We are getting closer and closer to your identity as an art jewelry artist. Apart from the beauty and design of your pieces, what do you think that people feel when they have them on? What makes those creations special?
I think people feel a bit of Asian stimulation to their Western style when they wear my jewelry. And the fact that the material is from antique Kimono probably gives my jewelry more value.

In how far have you renewed an ancient tradition from Japan?
Just a little bit. I have found a way of reusing used Kimono and sharing a taste of Japanese culture outside of Japan.

We believe that textile has memories and hidden stories. Do you agree? And why?
I didn’t know about it, but I agree about it. Because most of yarns and threads are made from nature and textiles are combinations of thousands of those.

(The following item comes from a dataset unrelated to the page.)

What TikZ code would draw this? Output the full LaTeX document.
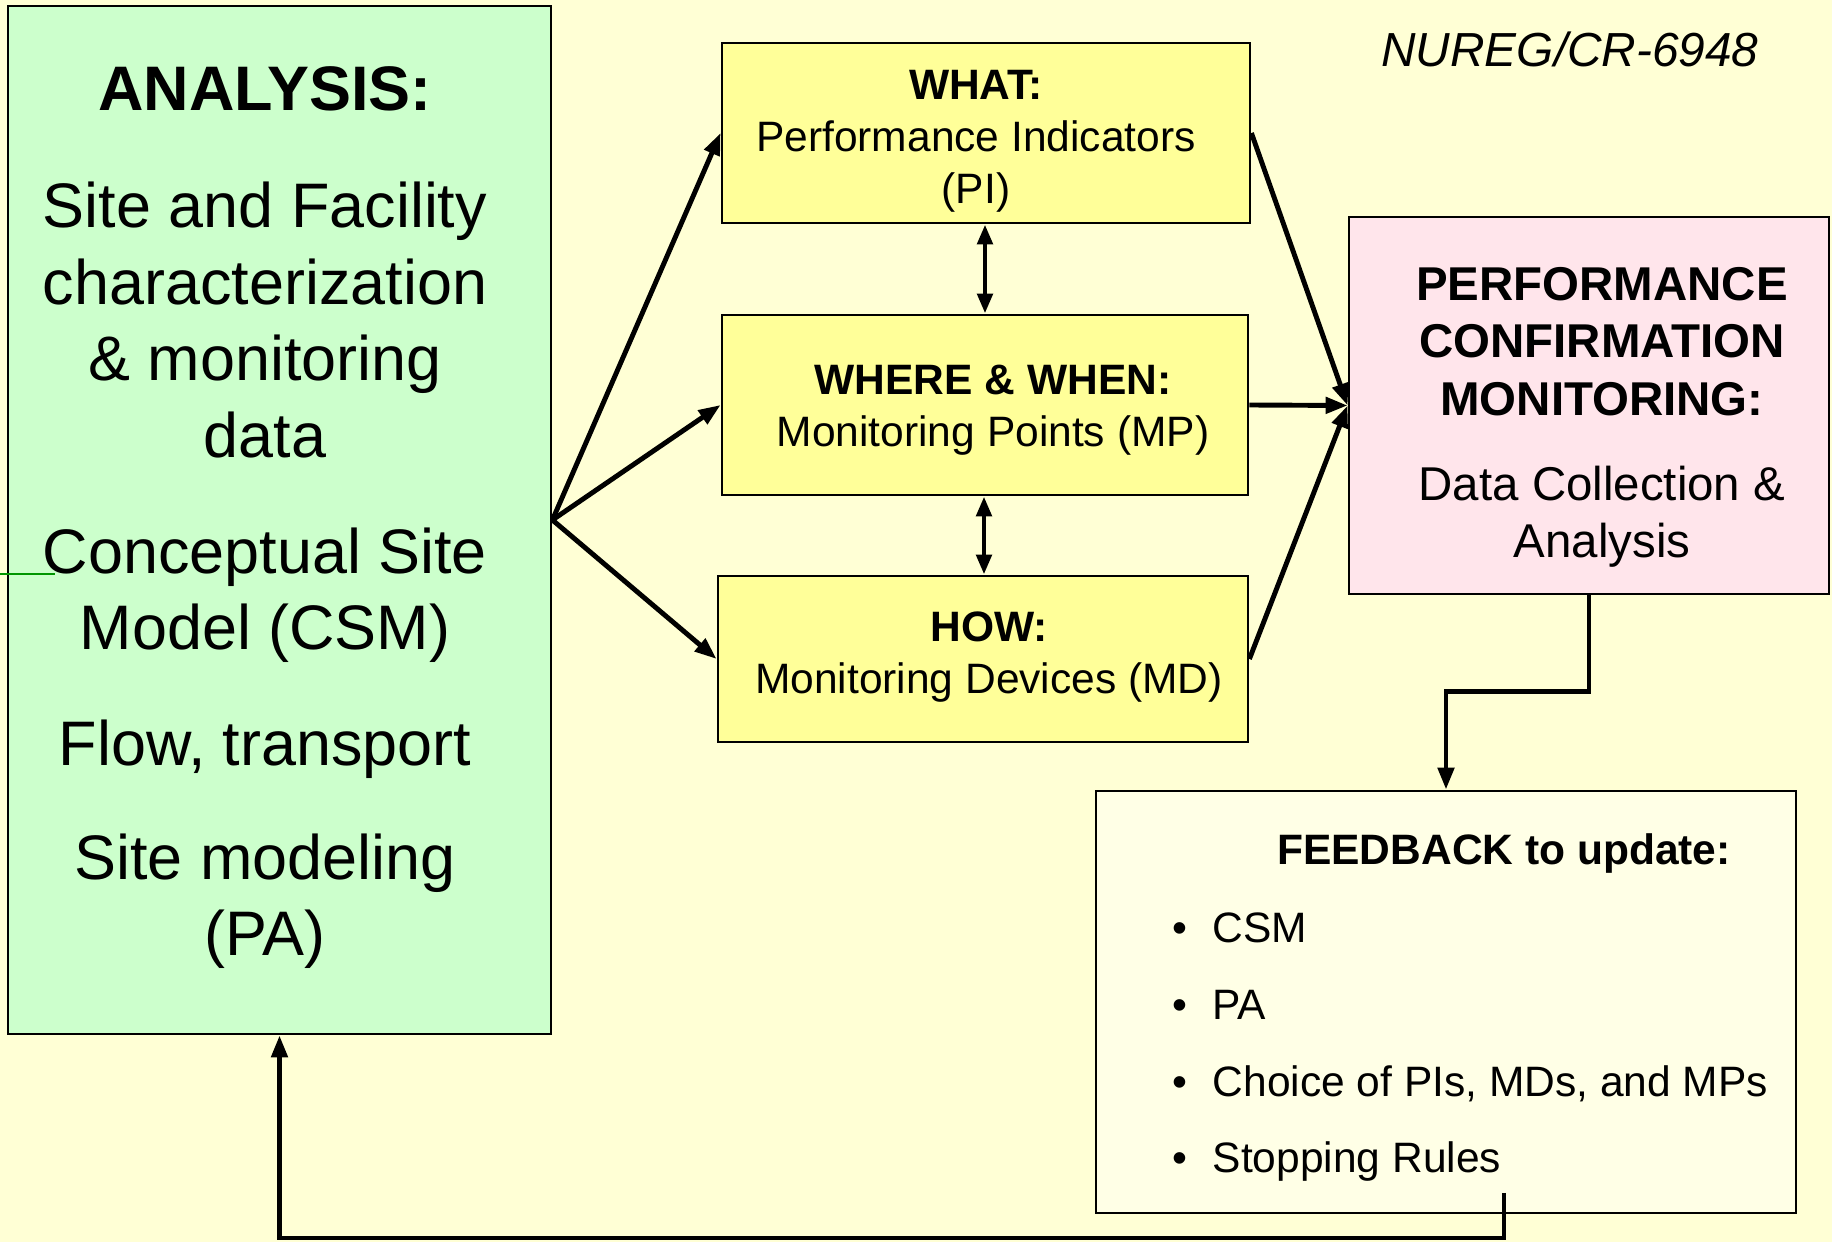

Do you think that a piece of jewelry is more than an ornamental object? What emotions do you feel when creating and when releasing jewelry pieces?
I don’t think of “jewelry” much. Jewelry is a wearable art for me. I am always thinking of my textile jewelry as a part of my creations made of fabrics. Every time I finish a piece, I feel like I have accomplished a task. What I have to do now is work harder in order to promote my work…

FUTURE PLANS OR WISHES…

Do you have any future projects within or next to art jewelry?
Besides working for stores and workshops of textile jewelry, I will work on tapestry made with the strings I make from Kimonos. I would like to try to create a big piece this year.

You know we are very concerned about ethics and ethical art. In how far do you think that your creations can contribute to make a better world?
I really think that Kimono silk is an extraordinary craft, so we can still appreciate its value after the Kimono is not useful as clothing. Western citizens can enjoy a bit of Japanese essence with their style since my textile jewelry matches it very well.

People can get closer to the Japanese culture and craftsmanship by wearing a piece of Kimono as jewelry. I also expect people to know that “Jewelry” is not only gold or silver, but any kind of material. It is about making yourself more confident with it.

And last but not least… why do you believe in Tamagit? What makes us so special?
It’s Marta ! I had a very good impression of her. I liked their ethical approach to jewelry, it was different, but interesting.

Thank you so much for trusting us. Thank you so much for your time and thank you so much for your art which we will closely follow from now onwards.

Biography

Born in Japan, Yumi Kato-Ferreira graduated from the Joshibi Junior College of Arts and Design with a minor in textile and fashion design.

This special artist lived in Paris from 1994 a 1996 and moved afterwards to New York, where she lived for eleven years until 2011. She then settled in Barcelona from where she presents us her original and delicate artwork.

Following her passion for textile, Yumi Kato-Ferreira has experienced with this material for many years in different artistic expressions. At the beginning she started creating textile accessories such as clothes and bags and later on the discovered a fascinating new territory: the contemporary textile jewelry. Since more than ten years she is experimenting in this art manifestation and she uses textile such as KOFU (used for traditional kimonos) and CHIRIMEN (Japanese crêpe).